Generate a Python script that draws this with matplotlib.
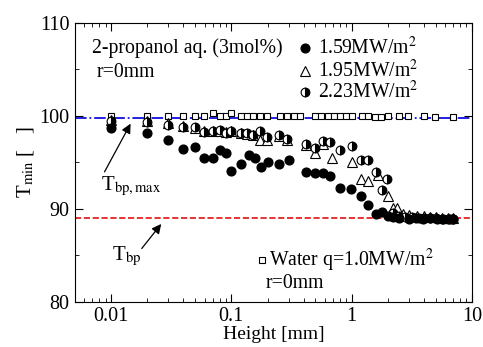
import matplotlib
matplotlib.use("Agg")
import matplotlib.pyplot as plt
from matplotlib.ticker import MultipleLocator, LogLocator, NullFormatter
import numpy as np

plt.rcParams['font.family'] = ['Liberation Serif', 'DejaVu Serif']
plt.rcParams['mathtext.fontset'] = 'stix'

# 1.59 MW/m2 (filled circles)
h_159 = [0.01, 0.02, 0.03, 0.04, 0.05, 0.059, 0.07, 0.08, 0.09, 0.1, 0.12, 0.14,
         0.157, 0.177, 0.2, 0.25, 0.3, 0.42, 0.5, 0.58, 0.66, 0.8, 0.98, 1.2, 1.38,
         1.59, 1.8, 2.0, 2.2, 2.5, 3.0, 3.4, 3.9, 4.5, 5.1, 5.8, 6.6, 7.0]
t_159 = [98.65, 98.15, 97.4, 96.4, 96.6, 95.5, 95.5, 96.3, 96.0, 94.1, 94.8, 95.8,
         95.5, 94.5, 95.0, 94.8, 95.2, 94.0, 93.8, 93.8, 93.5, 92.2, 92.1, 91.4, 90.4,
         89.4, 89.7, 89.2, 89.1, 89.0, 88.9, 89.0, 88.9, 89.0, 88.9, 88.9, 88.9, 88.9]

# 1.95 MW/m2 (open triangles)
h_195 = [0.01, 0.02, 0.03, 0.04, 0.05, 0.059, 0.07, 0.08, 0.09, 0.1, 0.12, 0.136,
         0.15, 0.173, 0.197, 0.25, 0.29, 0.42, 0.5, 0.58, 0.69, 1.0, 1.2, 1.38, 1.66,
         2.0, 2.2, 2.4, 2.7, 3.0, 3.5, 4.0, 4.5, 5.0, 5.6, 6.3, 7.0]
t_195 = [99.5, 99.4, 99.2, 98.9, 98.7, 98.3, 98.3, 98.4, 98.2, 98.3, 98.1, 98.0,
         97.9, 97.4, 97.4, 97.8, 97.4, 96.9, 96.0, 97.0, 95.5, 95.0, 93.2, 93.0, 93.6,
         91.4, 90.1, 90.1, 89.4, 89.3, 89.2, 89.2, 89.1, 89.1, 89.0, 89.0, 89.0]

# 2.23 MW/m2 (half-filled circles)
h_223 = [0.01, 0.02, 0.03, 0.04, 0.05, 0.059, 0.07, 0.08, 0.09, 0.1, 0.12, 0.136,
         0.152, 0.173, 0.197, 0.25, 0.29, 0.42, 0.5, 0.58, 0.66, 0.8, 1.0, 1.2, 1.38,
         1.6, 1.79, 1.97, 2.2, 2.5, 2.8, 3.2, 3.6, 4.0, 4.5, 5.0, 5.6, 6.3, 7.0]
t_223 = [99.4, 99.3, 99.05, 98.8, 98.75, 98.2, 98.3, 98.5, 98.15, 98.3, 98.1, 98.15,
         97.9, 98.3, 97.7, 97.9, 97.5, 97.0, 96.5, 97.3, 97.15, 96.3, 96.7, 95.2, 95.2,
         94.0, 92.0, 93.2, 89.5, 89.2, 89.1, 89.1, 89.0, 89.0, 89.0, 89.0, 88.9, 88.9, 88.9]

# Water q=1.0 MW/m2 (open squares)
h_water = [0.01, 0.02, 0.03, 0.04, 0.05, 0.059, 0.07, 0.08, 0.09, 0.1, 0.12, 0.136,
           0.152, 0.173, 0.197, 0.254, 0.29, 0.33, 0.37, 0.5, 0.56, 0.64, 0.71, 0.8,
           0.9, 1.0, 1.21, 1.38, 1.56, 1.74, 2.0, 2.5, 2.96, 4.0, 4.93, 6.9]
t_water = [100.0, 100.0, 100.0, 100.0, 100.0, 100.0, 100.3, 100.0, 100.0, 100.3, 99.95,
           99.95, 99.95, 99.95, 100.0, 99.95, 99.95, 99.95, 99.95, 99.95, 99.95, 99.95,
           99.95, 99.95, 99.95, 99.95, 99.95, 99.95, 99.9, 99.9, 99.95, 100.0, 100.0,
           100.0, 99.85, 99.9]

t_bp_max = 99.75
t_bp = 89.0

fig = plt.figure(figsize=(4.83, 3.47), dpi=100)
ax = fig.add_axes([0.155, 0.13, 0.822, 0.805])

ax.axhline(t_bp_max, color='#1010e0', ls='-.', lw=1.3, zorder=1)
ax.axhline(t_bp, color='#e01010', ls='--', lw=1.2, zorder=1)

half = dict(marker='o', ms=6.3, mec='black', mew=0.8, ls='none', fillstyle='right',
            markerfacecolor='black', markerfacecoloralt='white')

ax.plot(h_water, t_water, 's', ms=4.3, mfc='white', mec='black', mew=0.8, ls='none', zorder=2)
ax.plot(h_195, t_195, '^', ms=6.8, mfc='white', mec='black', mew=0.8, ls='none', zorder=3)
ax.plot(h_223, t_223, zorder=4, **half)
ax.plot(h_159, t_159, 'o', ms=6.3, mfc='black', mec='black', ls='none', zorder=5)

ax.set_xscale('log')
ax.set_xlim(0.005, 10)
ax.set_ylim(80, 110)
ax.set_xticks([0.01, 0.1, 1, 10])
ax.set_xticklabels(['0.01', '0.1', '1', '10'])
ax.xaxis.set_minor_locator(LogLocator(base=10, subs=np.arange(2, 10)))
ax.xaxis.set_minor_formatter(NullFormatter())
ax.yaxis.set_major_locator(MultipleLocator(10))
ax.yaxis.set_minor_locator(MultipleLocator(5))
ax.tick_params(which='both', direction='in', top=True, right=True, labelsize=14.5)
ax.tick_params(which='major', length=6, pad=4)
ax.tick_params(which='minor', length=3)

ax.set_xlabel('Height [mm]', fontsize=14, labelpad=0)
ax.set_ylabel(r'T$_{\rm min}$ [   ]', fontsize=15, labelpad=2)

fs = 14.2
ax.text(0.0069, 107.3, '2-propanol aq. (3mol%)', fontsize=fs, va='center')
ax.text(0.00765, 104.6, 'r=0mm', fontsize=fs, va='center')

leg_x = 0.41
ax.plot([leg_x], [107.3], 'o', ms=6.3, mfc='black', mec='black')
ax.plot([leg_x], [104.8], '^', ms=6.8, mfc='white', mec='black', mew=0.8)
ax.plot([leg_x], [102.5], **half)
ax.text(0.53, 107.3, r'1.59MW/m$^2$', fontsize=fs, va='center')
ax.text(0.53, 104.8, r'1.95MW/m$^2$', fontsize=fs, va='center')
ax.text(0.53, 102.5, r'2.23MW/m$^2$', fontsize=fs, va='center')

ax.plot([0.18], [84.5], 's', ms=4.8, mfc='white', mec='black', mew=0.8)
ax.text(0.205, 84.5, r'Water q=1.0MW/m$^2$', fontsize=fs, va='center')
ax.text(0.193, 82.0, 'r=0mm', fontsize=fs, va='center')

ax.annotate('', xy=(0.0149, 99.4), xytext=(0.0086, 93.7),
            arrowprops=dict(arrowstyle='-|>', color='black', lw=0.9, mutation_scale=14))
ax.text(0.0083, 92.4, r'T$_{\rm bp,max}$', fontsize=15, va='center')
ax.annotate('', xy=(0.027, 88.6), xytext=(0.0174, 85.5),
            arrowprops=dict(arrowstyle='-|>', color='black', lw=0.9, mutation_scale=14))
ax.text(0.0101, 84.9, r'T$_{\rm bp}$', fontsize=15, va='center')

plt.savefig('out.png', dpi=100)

..............................

Aim
Return, unchanged, the lines from the first line of the material through the line that holds "88.9, 88.9, 88.9, 88.9]", inclusive, omitting pictures.

The answer
Generate a Python script that draws this with matplotlib.
import matplotlib
matplotlib.use("Agg")
import matplotlib.pyplot as plt
from matplotlib.ticker import MultipleLocator, LogLocator, NullFormatter
import numpy as np

plt.rcParams['font.family'] = ['Liberation Serif', 'DejaVu Serif']
plt.rcParams['mathtext.fontset'] = 'stix'

# 1.59 MW/m2 (filled circles)
h_159 = [0.01, 0.02, 0.03, 0.04, 0.05, 0.059, 0.07, 0.08, 0.09, 0.1, 0.12, 0.14,
         0.157, 0.177, 0.2, 0.25, 0.3, 0.42, 0.5, 0.58, 0.66, 0.8, 0.98, 1.2, 1.38,
         1.59, 1.8, 2.0, 2.2, 2.5, 3.0, 3.4, 3.9, 4.5, 5.1, 5.8, 6.6, 7.0]
t_159 = [98.65, 98.15, 97.4, 96.4, 96.6, 95.5, 95.5, 96.3, 96.0, 94.1, 94.8, 95.8,
         95.5, 94.5, 95.0, 94.8, 95.2, 94.0, 93.8, 93.8, 93.5, 92.2, 92.1, 91.4, 90.4,
         89.4, 89.7, 89.2, 89.1, 89.0, 88.9, 89.0, 88.9, 89.0, 88.9, 88.9, 88.9, 88.9]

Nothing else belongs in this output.